Thursday, May 13, 2010

O GP de Mônaco e seus Le Corbusier

TODA VEZ QUE a Fórmula 1 vai a Mônaco, com ela vai também a velha discussão sobre se Monte Carlo ainda pode receber corridas, ou se não estaria utrapassada demais para a tecnologia embutida desses carros, velozes demais para apertados traçados urbanos.

Essa questão me lembra uma outra, mais antiga, do começo do século XX, quando as indústrias tinham feito as cidades incharem, causando todos os problemas inerentes à superpopulação: epidemias, falta de meios de transporte, miséria. Para isso, vieram os urbanistas ligados ao projeto modernista proporem um novo formato de cidade. Ela deveria ter moradias baratas e racionalmente organizadas para a massa de trabalhadores e uma rede de transporte capaz de absorver o fluxo de automóveis.

Os frutos dessa mentalidade foram os conjuntos habitacionais e as grandes avenidas que cortaram cidades inteiras ao meio. Um dos grandes pensadores dessa nova arquitetura foi o suíço Le Corbusier.

Pois bem, em dado momento, a prefeitura de Paris se deu conta de que precisava revitalizar uma área degradada doo centro da cidade, o bairro do Marais. A proposta de 'Corbu' (como era chamado) era taxativa: colocar abaixo todos os prédios, erguendo novos conjuntos habitacionais.

Felizmente, apenas uma quadra foi demolida, para dar lugar ao museu de arte contemporânea, o Centre Georges Pompidou. O prédio, revolucionário, propiciou a revitalização de todo o entorno, feito de construções do século XVIII, e hoje o Marais é uma das áreas mais valorizadas da cidade.

AO MESMO TEMPO, começou-se a observar algo estranho nas cidades ditas modernas, ou modernistas. O problema do trânsito, com avenidas imensas, tinha sido parcialmente (e apenas parcialmente) resolvido. E os conjuntos habitacionais abrigavam a grande massa de trabalhadores. Mas alguns problemas persistiam. Notava-se que esse novo modelo de cidade, como Los Angeles, por exemplo, não dispunha de um centro em que as pessoas se encontrassem, que desse uma identidade local a seus cidadãos. Eles não se sentiam parte de um mesmo grupo, muito pelo contrário: a segregação entre classes e raças foi facilitada pela nova arquitetura.

Grandes revoltas começaram a ocorrer, as famosas 'riots' na América do Norte, em New Haven, Detroit, LA... Ao mesmo tempo, cidades que recusaram o projeto modernista tiveram problemas muito menos intensos.

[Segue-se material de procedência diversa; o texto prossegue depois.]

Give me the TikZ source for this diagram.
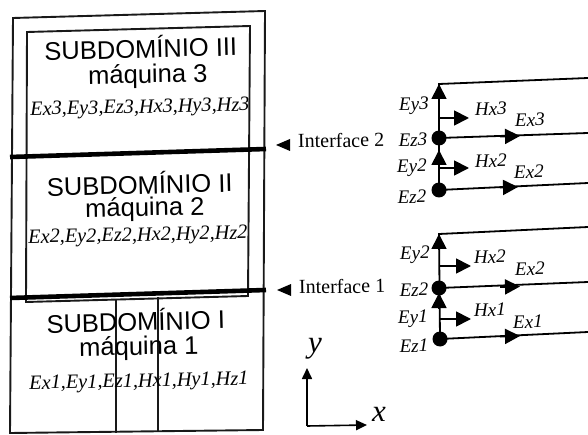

Muitos conjuntos habitacionais se esvaziaram, viraram ponto de venda de drogas, a incidência de crimes violentos e até estupros aumentava em muitos deles.

No dia 16 de março de 1972, o Pruitt-Igoe, um conjunto projetado especialmente para que pessoas de diferentes raças cohabitassem em harmonia, mas que acabou como um lugar onde assaltos e estupros eram comuns, foi parcialmente demolido. Muitos dizem que esta foi a hora exata da morte do projeto urbanista moderno.

Hoje, novas incursões no campo do urbanismo continuam sendo feitas, com algumas modificações: a rua como ponto de encontro foi valorizada, não como fluxo de automóveis.

O ARGUMENTO DOS que defendem a exclusão de Mônaco do calendário é muito semelhante ao dos modernistas: em Mônaco não se ultrapassa, não se pode mais correr em Mônaco. Ora, e quantas ultrapassagens aconteceram em Barcelona, nos últimos dez anos? E quem disse que ultrapassagem é o único valor que um circuito tem que favorecer?

Essa mentalidade reducionista foi abolida no urbanismo há décadas. No automobilismo, permanece. O professor de arquitetura Vincent Scully Jr tem uma frase que acho muito apropriada: ele diz que são necessárias novas cidades, assim como é necessário manter Paris como está. Há lugar para as duas no mundo (pós?) moderno.

Da mesma forma, há espaço para os novos autódromos na Fórmula 1. Assim como há espaço para Mônaco. Um não deve excluir o outro, já que, a bem da verdade, os novos quase nunca formulam respostas convincentes aos desafios contemporâneos.

Pode-se argumentar que Monte Carlo tem as ruas estreitas demais.
Pois eu respondo: não tão estreitas quanto o pensamento de Hermann Tilke.